■ **EXERCISE AIM**:
Output the lines below exactly, please, from the first line until the line with "from matplotlib import font_manager as fm", counting both.

■ **DATA PROVIDED**:
◇ ◇ ◇ ◇
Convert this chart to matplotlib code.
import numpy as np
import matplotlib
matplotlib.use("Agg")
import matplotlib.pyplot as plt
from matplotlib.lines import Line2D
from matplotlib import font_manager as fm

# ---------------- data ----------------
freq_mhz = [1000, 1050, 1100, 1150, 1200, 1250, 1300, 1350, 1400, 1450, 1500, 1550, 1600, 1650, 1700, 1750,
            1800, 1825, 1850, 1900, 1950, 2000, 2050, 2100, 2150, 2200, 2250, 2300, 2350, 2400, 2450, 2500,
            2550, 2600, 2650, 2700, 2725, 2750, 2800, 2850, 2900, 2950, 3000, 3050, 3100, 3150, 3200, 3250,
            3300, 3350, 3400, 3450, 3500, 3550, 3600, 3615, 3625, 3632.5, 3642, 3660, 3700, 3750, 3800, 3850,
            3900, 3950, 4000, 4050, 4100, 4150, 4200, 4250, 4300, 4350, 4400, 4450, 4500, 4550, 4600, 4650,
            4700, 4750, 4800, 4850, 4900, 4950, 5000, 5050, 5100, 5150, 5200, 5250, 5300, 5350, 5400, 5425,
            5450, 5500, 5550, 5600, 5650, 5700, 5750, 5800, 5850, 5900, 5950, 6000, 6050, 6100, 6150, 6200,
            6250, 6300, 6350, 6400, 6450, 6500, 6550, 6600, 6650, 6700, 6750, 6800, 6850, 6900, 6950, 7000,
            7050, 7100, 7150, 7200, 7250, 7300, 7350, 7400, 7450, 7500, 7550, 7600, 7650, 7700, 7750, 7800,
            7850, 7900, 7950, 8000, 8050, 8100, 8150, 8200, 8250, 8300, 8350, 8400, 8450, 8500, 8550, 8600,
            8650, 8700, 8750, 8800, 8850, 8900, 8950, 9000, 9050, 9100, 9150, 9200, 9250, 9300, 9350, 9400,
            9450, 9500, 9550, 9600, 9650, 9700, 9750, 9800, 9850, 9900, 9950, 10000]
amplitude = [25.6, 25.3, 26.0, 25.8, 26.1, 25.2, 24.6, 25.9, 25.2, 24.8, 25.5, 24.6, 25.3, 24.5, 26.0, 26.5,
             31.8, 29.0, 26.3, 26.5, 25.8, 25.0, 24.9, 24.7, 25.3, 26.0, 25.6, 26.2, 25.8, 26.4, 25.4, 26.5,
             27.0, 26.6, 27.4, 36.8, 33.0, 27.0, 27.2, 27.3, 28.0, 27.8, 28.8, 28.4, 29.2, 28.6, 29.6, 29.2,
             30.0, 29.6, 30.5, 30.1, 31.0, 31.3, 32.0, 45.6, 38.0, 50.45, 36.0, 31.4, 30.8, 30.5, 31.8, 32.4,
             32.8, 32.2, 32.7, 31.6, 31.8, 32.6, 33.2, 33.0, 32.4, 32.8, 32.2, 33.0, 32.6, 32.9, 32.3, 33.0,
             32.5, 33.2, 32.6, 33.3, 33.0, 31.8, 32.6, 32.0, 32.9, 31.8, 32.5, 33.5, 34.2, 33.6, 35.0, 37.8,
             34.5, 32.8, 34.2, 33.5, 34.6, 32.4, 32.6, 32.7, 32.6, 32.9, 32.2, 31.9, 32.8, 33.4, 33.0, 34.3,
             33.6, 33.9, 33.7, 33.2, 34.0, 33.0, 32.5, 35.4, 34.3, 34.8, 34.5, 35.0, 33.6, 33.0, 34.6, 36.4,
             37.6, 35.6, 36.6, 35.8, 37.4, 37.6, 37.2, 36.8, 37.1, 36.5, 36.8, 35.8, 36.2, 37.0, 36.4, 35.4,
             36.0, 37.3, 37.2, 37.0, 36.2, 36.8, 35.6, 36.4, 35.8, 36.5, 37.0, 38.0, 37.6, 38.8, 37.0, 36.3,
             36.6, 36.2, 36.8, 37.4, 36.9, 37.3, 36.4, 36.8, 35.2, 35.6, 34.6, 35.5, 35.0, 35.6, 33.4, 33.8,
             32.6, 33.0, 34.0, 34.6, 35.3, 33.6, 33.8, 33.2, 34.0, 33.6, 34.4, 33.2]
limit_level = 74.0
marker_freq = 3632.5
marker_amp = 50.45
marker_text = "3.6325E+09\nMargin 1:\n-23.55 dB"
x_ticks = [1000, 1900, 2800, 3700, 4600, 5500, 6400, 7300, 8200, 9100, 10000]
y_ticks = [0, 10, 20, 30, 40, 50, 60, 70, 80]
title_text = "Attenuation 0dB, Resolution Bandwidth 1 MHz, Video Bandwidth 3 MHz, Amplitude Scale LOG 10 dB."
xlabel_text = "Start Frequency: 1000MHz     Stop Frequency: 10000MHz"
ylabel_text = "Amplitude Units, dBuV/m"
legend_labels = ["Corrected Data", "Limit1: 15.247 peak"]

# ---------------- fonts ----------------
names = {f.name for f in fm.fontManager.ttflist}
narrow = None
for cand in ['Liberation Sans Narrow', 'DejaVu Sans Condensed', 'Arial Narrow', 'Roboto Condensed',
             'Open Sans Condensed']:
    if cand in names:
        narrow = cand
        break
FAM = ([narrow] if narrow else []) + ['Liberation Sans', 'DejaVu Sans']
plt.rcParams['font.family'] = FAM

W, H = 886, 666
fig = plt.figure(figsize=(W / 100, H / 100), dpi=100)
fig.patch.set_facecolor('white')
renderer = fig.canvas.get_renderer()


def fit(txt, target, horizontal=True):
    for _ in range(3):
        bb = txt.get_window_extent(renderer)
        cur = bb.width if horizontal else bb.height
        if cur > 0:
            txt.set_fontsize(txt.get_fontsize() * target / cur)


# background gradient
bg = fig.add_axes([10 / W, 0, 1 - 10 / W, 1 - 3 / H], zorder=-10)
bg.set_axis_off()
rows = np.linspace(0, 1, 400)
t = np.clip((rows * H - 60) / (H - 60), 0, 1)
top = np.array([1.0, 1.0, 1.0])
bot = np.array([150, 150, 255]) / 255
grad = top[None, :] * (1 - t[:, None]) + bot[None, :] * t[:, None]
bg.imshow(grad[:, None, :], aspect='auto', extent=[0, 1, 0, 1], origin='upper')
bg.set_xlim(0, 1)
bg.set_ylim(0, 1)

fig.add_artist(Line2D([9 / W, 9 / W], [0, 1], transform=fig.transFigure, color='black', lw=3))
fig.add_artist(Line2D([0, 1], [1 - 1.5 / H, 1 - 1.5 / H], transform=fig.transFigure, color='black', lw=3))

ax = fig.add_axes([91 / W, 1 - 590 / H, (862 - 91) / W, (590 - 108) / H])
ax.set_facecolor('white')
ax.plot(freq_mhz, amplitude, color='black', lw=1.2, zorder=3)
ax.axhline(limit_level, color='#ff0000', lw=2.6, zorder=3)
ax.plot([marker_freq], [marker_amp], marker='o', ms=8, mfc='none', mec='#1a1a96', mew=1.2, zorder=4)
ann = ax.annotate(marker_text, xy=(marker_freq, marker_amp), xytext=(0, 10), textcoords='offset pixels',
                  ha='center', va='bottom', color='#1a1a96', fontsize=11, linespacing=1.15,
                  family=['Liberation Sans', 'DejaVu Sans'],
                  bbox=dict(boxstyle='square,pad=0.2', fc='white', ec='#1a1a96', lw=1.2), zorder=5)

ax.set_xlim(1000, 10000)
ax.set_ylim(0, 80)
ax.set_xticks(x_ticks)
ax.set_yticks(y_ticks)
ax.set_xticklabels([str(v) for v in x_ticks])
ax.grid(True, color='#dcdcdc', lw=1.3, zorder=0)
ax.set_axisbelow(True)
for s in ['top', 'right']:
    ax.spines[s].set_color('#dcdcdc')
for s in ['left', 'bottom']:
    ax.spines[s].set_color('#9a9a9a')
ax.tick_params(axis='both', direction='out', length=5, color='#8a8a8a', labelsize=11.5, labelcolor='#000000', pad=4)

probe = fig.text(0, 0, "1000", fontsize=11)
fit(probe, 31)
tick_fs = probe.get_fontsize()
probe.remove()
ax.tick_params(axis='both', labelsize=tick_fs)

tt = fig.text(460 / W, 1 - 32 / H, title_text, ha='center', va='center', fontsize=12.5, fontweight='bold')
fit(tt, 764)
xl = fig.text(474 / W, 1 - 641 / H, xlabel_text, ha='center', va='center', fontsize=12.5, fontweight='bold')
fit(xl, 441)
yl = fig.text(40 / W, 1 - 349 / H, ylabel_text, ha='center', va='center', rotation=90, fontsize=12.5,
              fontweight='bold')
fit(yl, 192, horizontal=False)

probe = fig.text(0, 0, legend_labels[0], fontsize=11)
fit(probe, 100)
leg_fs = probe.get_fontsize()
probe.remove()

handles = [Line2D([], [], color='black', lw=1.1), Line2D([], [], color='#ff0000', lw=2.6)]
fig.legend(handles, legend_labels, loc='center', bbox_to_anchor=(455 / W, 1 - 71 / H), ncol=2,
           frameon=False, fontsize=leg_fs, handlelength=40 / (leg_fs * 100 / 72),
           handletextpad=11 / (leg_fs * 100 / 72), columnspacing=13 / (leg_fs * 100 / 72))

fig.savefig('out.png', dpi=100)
◇ ◇ ◇ ◇
■ **SOLVED EXERCISE**:
Convert this chart to matplotlib code.
import numpy as np
import matplotlib
matplotlib.use("Agg")
import matplotlib.pyplot as plt
from matplotlib.lines import Line2D
from matplotlib import font_manager as fm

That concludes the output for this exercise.